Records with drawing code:

------------------------------------------------------------

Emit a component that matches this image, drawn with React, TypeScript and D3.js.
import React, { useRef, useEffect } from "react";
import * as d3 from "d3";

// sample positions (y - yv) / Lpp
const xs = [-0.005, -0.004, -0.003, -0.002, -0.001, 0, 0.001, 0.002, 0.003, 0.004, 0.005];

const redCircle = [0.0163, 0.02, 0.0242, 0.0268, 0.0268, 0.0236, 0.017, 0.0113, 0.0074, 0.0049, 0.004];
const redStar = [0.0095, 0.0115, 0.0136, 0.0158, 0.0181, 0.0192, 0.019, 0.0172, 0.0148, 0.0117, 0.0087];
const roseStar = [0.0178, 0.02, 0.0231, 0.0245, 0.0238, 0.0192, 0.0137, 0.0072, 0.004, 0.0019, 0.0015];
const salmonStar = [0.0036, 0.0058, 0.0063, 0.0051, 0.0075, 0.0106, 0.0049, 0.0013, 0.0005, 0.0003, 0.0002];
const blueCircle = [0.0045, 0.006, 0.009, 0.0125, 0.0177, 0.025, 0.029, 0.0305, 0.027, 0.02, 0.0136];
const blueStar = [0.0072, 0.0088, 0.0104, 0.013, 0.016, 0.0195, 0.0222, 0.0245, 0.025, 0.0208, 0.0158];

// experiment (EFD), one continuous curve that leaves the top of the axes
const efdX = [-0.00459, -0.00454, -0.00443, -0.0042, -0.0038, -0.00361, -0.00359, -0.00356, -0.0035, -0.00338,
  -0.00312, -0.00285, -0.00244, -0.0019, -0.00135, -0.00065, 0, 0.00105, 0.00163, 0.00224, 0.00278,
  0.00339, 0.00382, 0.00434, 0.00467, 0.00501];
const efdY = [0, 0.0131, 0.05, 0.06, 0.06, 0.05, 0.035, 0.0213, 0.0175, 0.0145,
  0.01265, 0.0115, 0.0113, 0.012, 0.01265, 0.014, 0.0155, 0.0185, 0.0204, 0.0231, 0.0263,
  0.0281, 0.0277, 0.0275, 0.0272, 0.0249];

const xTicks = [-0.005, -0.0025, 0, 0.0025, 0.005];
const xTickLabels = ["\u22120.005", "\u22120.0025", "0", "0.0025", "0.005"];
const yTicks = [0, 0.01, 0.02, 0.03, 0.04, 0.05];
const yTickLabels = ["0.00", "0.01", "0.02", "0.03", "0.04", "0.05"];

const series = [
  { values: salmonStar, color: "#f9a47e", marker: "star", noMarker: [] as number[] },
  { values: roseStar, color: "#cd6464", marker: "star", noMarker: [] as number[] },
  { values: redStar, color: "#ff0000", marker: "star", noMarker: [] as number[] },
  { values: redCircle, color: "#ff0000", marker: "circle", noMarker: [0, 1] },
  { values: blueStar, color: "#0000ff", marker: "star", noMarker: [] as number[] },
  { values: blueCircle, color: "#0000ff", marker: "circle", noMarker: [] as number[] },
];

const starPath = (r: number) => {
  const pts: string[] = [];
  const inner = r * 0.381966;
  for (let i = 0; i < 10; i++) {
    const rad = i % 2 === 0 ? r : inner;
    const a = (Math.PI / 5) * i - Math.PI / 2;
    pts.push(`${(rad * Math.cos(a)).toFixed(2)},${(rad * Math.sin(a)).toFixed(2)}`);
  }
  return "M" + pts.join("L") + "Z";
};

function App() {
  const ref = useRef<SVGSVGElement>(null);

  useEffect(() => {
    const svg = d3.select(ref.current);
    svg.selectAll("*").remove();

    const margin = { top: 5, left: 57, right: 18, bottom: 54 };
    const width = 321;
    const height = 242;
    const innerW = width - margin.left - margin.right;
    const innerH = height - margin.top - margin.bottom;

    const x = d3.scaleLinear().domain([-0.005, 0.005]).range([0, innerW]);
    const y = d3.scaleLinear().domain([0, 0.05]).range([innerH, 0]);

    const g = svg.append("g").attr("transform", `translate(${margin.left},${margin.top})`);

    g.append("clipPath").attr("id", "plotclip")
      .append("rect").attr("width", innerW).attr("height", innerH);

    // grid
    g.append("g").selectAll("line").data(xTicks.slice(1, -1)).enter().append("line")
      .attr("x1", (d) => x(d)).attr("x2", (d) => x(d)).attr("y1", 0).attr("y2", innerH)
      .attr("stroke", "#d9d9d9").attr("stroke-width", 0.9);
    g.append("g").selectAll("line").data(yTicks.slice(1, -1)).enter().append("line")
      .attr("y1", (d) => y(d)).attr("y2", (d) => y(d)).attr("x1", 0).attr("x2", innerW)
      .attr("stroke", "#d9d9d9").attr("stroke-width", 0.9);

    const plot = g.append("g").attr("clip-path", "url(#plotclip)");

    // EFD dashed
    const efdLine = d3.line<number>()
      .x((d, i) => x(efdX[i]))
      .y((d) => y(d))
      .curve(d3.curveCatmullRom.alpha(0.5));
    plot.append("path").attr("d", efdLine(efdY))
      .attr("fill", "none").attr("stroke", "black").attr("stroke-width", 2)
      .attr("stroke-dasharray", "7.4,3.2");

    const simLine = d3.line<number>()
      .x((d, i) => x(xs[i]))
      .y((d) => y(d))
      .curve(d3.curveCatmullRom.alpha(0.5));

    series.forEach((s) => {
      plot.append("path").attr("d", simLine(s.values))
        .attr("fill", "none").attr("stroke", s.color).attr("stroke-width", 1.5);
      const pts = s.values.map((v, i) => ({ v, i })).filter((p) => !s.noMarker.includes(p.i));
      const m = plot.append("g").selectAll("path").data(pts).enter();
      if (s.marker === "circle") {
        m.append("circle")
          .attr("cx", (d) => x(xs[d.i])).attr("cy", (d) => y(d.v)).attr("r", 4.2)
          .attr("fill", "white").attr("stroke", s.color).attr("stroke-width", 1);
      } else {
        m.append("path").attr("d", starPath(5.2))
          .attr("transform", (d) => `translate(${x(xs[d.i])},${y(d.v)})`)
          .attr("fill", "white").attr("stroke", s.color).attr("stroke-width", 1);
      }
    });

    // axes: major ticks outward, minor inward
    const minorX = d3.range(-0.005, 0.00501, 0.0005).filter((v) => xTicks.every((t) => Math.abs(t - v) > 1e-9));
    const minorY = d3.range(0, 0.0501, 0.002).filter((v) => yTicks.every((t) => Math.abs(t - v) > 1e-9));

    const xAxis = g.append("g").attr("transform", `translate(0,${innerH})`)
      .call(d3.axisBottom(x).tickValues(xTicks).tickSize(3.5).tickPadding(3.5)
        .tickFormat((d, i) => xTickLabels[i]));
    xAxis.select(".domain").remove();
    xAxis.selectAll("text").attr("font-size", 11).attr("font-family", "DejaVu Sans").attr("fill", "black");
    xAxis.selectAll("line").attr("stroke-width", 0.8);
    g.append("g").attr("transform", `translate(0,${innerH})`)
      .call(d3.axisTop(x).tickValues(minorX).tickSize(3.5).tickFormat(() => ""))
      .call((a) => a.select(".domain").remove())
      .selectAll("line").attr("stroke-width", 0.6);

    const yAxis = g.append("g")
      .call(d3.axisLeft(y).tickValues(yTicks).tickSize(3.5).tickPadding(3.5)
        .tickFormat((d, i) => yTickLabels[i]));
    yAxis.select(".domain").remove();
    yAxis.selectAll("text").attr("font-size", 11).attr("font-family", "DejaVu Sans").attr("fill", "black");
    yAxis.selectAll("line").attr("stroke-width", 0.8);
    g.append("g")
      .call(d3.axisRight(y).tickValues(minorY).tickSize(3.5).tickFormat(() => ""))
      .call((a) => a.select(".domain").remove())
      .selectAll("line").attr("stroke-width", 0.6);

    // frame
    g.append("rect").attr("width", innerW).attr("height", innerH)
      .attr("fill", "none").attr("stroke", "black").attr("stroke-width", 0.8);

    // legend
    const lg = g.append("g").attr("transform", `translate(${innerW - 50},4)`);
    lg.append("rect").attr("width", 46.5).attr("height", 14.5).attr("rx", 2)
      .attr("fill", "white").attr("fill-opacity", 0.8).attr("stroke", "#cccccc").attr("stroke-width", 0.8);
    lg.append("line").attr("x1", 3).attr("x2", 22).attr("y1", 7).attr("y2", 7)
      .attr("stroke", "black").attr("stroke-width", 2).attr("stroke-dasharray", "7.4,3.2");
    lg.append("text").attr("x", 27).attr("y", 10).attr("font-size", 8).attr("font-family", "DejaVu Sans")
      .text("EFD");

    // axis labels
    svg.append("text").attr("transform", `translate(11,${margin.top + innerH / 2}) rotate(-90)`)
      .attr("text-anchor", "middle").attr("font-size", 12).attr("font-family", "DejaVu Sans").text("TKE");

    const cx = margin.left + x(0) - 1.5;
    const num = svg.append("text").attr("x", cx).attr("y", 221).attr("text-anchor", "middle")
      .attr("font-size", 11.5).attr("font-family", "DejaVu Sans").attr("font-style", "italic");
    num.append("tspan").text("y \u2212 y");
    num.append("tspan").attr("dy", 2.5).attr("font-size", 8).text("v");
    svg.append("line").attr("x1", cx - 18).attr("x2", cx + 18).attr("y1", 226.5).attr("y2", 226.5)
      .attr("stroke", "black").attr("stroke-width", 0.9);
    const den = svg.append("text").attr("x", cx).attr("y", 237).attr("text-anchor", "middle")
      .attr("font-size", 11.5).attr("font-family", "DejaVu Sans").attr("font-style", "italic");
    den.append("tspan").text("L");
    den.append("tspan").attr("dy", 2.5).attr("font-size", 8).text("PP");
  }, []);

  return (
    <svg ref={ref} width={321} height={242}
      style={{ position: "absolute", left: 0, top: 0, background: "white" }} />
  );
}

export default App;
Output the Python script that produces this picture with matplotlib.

------------------------------------------------------------

Goal of the exercise:
Select every line where the word "that" occurs.

Full output:
Emit a component that matches this image, drawn with React, TypeScript and D3.js.
// experiment (EFD), one continuous curve that leaves the top of the axes
Output the Python script that produces this picture with matplotlib.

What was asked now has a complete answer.